→ **PROBLEM DETAILS**: State the number of lines that hold the string "matplotlib", with nothing added.

→ **DATASET CONTENT**:
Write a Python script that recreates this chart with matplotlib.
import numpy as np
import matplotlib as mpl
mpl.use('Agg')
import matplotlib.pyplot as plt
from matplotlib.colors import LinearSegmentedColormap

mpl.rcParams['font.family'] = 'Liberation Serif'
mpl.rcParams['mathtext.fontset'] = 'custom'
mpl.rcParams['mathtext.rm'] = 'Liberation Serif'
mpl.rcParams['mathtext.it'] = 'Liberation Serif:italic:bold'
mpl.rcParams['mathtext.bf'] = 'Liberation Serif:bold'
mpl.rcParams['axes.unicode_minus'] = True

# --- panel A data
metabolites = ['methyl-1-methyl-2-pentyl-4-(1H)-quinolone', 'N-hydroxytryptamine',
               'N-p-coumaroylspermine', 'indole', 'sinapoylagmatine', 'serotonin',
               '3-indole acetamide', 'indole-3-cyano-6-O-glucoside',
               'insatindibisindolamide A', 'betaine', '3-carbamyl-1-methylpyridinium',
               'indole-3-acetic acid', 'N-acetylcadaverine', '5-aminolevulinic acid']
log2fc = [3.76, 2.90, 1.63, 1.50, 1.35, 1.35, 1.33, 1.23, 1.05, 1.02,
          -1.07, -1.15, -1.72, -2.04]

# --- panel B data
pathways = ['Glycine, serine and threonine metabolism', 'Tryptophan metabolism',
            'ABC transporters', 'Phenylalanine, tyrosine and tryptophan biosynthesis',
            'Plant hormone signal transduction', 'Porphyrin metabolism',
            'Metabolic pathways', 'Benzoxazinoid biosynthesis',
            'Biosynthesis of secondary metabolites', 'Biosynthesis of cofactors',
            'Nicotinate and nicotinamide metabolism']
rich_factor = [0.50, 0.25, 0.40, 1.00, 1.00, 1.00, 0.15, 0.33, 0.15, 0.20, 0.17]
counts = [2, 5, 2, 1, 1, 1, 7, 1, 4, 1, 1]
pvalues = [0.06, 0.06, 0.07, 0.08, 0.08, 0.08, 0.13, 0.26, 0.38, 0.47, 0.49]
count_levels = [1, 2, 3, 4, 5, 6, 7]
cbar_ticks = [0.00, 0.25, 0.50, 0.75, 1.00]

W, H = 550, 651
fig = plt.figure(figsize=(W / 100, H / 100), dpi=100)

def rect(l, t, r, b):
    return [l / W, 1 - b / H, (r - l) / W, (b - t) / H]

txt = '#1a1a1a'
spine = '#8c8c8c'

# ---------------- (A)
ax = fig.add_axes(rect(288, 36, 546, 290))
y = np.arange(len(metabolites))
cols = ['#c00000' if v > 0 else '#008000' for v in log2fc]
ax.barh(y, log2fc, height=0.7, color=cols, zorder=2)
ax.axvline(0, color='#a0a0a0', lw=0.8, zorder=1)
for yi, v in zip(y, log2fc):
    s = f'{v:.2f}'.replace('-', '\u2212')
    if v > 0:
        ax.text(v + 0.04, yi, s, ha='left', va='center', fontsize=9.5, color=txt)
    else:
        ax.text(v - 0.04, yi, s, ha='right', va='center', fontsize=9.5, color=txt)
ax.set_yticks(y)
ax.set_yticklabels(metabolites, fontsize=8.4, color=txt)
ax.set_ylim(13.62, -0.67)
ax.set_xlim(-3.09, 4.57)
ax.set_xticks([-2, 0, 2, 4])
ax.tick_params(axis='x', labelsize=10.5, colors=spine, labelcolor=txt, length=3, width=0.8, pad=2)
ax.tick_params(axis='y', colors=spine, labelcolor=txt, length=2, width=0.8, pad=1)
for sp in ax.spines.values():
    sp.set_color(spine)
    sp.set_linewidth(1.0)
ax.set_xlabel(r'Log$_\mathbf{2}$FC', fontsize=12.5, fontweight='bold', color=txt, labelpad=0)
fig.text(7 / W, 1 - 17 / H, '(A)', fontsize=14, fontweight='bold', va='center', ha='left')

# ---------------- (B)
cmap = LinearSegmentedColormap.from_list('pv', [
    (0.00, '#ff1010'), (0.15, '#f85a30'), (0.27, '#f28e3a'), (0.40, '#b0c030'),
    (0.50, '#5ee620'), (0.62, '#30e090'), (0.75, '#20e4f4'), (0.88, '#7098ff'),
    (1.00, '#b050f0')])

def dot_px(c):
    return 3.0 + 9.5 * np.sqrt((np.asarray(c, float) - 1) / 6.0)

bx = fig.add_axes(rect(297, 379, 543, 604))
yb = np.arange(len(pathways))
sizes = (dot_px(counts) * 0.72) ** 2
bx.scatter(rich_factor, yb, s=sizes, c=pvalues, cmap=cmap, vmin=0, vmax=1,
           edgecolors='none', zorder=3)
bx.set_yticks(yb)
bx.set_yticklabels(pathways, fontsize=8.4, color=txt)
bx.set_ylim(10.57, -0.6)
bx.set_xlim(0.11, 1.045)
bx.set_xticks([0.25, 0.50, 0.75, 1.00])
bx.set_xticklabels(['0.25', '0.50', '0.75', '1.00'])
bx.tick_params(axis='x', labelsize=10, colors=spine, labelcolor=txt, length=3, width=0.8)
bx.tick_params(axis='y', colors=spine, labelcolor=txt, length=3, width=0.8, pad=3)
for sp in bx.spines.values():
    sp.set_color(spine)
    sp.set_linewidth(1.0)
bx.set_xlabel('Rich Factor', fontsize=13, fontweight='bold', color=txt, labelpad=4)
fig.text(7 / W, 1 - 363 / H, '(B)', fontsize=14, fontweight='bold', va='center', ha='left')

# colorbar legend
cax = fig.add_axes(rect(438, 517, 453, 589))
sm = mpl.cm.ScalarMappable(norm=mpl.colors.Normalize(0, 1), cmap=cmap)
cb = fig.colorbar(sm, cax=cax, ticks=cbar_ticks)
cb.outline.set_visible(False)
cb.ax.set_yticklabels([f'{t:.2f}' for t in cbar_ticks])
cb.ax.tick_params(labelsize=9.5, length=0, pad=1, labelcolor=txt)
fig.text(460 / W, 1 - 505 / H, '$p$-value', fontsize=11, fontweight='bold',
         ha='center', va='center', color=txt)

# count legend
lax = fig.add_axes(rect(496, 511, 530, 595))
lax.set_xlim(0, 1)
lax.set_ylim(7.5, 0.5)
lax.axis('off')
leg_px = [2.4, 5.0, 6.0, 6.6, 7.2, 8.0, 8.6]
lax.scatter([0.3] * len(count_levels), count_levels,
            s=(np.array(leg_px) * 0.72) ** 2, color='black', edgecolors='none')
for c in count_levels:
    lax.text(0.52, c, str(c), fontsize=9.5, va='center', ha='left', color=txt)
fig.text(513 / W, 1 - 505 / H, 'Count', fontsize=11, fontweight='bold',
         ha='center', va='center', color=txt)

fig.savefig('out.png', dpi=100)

→ **TASK ANSWER**: 4